Well, without further delay. Here are some pics! I also took her to Petco to get a quick puppy package (bath, nails painted, bows, sanitary trim) they did a wonderful job! They also had her done very quickly so I was able to wait. I even got to take a photo while she was on their table.

Here you go!


----------



## GroovyGroomer777 (Aug 21, 2008)

Oh she is just beautiful.....congrats on your new addition! I didn't know they painted nails with the puppy package LOL that is super cute...you must be very proud.


----------



## Karene (Nov 8, 2008)

I didn't know it was included either. I think they just wanted more time to spend with her! 

They were really sweet though and took great care of her. She even stood so still while they trimmed her nails and they sanded them down with some tool and made them all smooth. She didn't even flinch!


----------



## TeddieXRuxpin (Sep 11, 2007)

Welcome to DF. 

What a little cutie you've got! She looks like she's going to keep you on your toes. lol I look forward to leaning more about your new addition and seeing more pictures of this sweety.


----------



## musicmom116 (Jul 8, 2008)

Very cute, I love the nails!


----------



## Woofy<3 (Jan 12, 2008)

Welcome!

Adorable puppy!


----------



## Jen D (Apr 23, 2007)

Welcome and she is just beautiful your daughter is a lucky girl.


----------



## lizalots (Aug 29, 2008)

I love the painted nails as well! It matches her bow perfectly.

What is her name?


----------



## Karene (Nov 8, 2008)

Oh, I'm sorry!
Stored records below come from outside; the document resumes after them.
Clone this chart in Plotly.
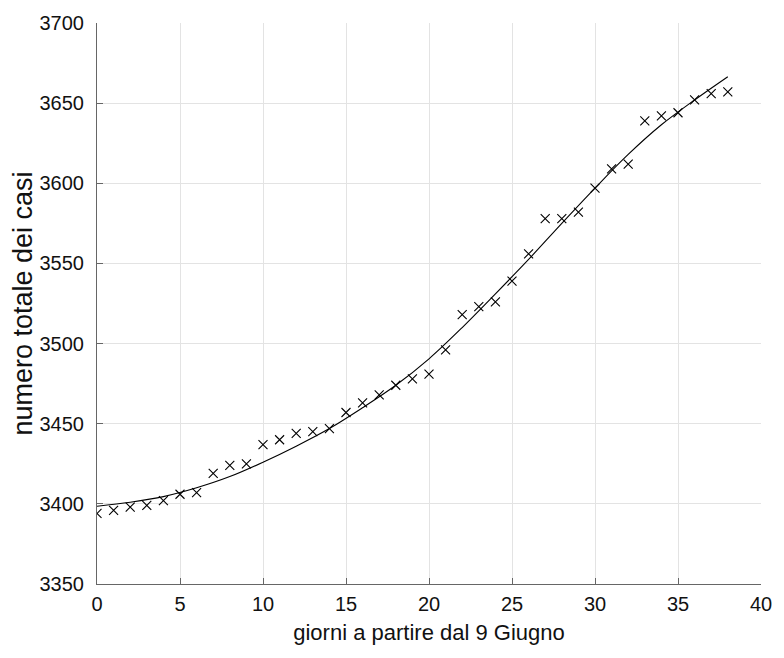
import plotly.graph_objects as go

# observed data: days since 9 June, total cases
days = list(range(0, 39))
cases = [3394, 3396, 3398, 3399, 3402, 3406, 3407, 3419, 3424, 3425,
         3437, 3440, 3444, 3445, 3447, 3457, 3463, 3468, 3474, 3478,
         3481, 3496, 3518, 3523, 3526, 3539, 3556, 3578, 3578, 3582,
         3597, 3609, 3612, 3639, 3642, 3644, 3652, 3656, 3657]

# fitted curve
fit_x = [0, 2, 4, 6, 8, 10, 12, 14, 16, 18, 20, 22, 24, 26, 28, 30, 32, 34, 36, 38]
fit_y = [3398.5, 3401, 3404.5, 3410, 3417, 3426, 3436, 3447, 3460, 3474,
         3490.5, 3510, 3531, 3552.5, 3575, 3597, 3618, 3636.5, 3652, 3666.5]

x_ticks = [0, 5, 10, 15, 20, 25, 30, 35, 40]
y_ticks = [3350, 3400, 3450, 3500, 3550, 3600, 3650, 3700]

FONT = "Liberation Sans, Arial, Helvetica, sans-serif"
TXT = "#111111"

fig = go.Figure()
fig.add_trace(go.Scatter(
    x=fit_x, y=fit_y, mode="lines", line=dict(color="black", width=1.1, shape="spline"),
    hoverinfo="skip", showlegend=False))
fig.add_trace(go.Scatter(
    x=days, y=cases, mode="markers",
    marker=dict(symbol="x-thin-open", size=9, color="black",
                line=dict(color="black", width=1.1)),
    showlegend=False))

axis_common = dict(
    showgrid=True, gridcolor="#e3e3e3", gridwidth=1,
    showline=True, linecolor="#666666", linewidth=1,
    ticks="inside", ticklen=6, tickcolor="#666666",
    zeroline=False, tickfont=dict(family=FONT, size=20, color=TXT),
    mirror=False, automargin=False,
)

fig.update_xaxes(range=[0, 40], tickvals=x_ticks, ticklabelstandoff=2, **axis_common,
                 title=dict(text="giorni a partire dal 9 Giugno",
                            font=dict(family=FONT, size=22, color=TXT), standoff=10))
fig.update_yaxes(range=[3350, 3700], tickvals=y_ticks, ticklabelstandoff=8, **axis_common,
                 title=dict(text="numero totale dei casi",
                            font=dict(family=FONT, size=27, color=TXT), standoff=1))

fig.update_layout(
    width=784, height=658,
    margin=dict(l=89, r=31, t=15, b=82),
    plot_bgcolor="white", paper_bgcolor="white",
    font=dict(family=FONT),
)

fig.write_html("out.html")
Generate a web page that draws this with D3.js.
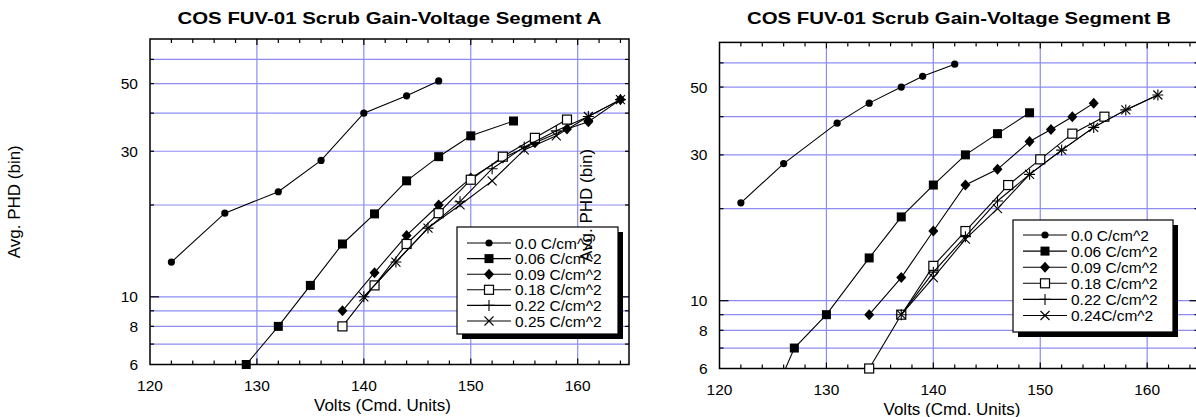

Her name is Pyrrha from greek mythology and also we thought it was neat because she's a Pyrenees so it just seems to fit.

Thank you for all of the wonderful comments. She's already potty trained! I've been crate training her and I keep a drag leash on her when she's free in the house so that I can keep my eye on her and grab it if needed.

Today was the first time she actually went to the front door and started scratching at it and sure enough it was potty time. She seems so smart.


----------



## rosemaryninja (Sep 28, 2007)

Congratulations on the new addition to your family. It sounds like both you and she are getting along perfectly! She's adorable. Welcome to our forums.


----------